[Data records]
* * *

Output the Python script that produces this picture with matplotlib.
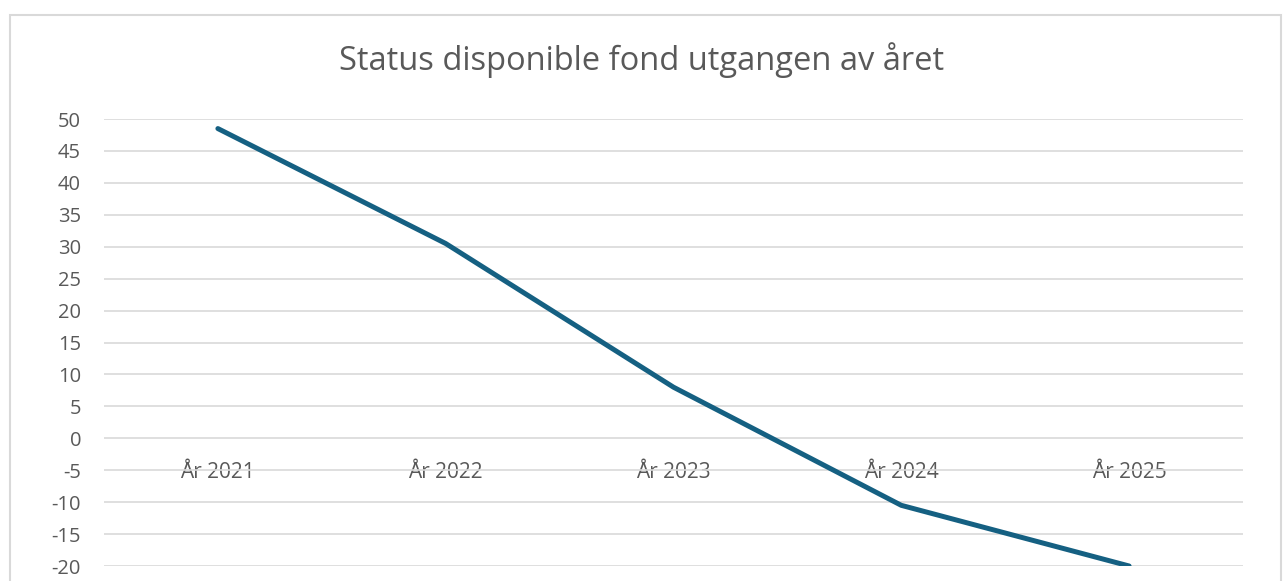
import matplotlib
matplotlib.use("Agg")
import matplotlib.pyplot as plt
from matplotlib.patches import Rectangle

# Data
years = ["År 2021", "År 2022", "År 2023", "År 2024", "År 2025"]
fund = [48.5, 30.5, 8.0, -10.5, -20.0]
yticks = list(range(-20, 55, 5))

text_color = "#595959"
grid_color = "#d9d9d9"
line_color = "#156082"

plt.rcParams['font.family'] = ['Open Sans', 'DejaVu Sans']

fig = plt.figure(figsize=(12.83, 5.81), dpi=100)
ax = fig.add_axes([104 / 1283, 1 - 566 / 581, (1243 - 104) / 1283, (566 - 119) / 581])

# chart frame, cut off at the bottom like the screenshot
fig.patches.append(Rectangle((10 / 1283, -0.1), (1281 - 10) / 1283, 1.1 - 15 / 581,
                             transform=fig.transFigure, fill=False,
                             edgecolor=grid_color, linewidth=1.5))

x = list(range(len(years)))
ax.plot(x, fund, color=line_color, linewidth=3.6, solid_capstyle="round", zorder=3)

ax.set_xlim(-0.5, len(years) - 0.5)
ax.set_ylim(-20, 50)
ax.set_yticks(yticks)
ax.set_yticklabels([str(v) for v in yticks])
ax.grid(axis="y", color=grid_color, linewidth=1.2)
ax.set_axisbelow(True)

# category labels sit just under the zero line
ax.spines["bottom"].set_position(("data", 0))
ax.set_xticks(x)
ax.set_xticklabels(years)
for side in ["top", "right", "left", "bottom"]:
    ax.spines[side].set_visible(False)
ax.tick_params(axis="x", length=0, pad=17, labelsize=15, labelcolor=text_color)
ax.tick_params(axis="y", length=0, pad=16.5, labelsize=14.5, labelcolor=text_color)

fig.text(0.5, 1 - 60 / 581, "Status disponible fond utgangen av året",
         ha="center", va="center", fontsize=23.5, color=text_color)

fig.savefig("out.png", dpi=100)
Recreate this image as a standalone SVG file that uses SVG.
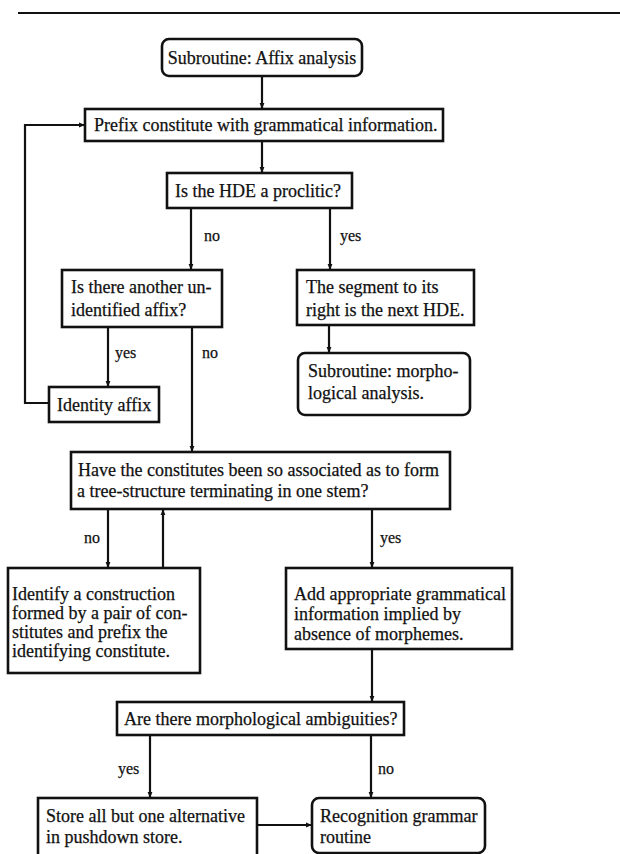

* * *

EXERCISE TASK. Restate the whole of the material word for word without the pictures.

THE OUTPUT.
Output the Python script that produces this picture with matplotlib.
import matplotlib
matplotlib.use("Agg")
import matplotlib.pyplot as plt
from matplotlib.patches import Rectangle

# Data
years = ["År 2021", "År 2022", "År 2023", "År 2024", "År 2025"]
fund = [48.5, 30.5, 8.0, -10.5, -20.0]
yticks = list(range(-20, 55, 5))

text_color = "#595959"
grid_color = "#d9d9d9"
line_color = "#156082"

plt.rcParams['font.family'] = ['Open Sans', 'DejaVu Sans']

fig = plt.figure(figsize=(12.83, 5.81), dpi=100)
ax = fig.add_axes([104 / 1283, 1 - 566 / 581, (1243 - 104) / 1283, (566 - 119) / 581])

# chart frame, cut off at the bottom like the screenshot
fig.patches.append(Rectangle((10 / 1283, -0.1), (1281 - 10) / 1283, 1.1 - 15 / 581,
                             transform=fig.transFigure, fill=False,
                             edgecolor=grid_color, linewidth=1.5))

x = list(range(len(years)))
ax.plot(x, fund, color=line_color, linewidth=3.6, solid_capstyle="round", zorder=3)

ax.set_xlim(-0.5, len(years) - 0.5)
ax.set_ylim(-20, 50)
ax.set_yticks(yticks)
ax.set_yticklabels([str(v) for v in yticks])
ax.grid(axis="y", color=grid_color, linewidth=1.2)
ax.set_axisbelow(True)

# category labels sit just under the zero line
ax.spines["bottom"].set_position(("data", 0))
ax.set_xticks(x)
ax.set_xticklabels(years)
for side in ["top", "right", "left", "bottom"]:
    ax.spines[side].set_visible(False)
ax.tick_params(axis="x", length=0, pad=17, labelsize=15, labelcolor=text_color)
ax.tick_params(axis="y", length=0, pad=16.5, labelsize=14.5, labelcolor=text_color)

fig.text(0.5, 1 - 60 / 581, "Status disponible fond utgangen av året",
         ha="center", va="center", fontsize=23.5, color=text_color)

fig.savefig("out.png", dpi=100)
Recreate this image as a standalone SVG file that uses SVG.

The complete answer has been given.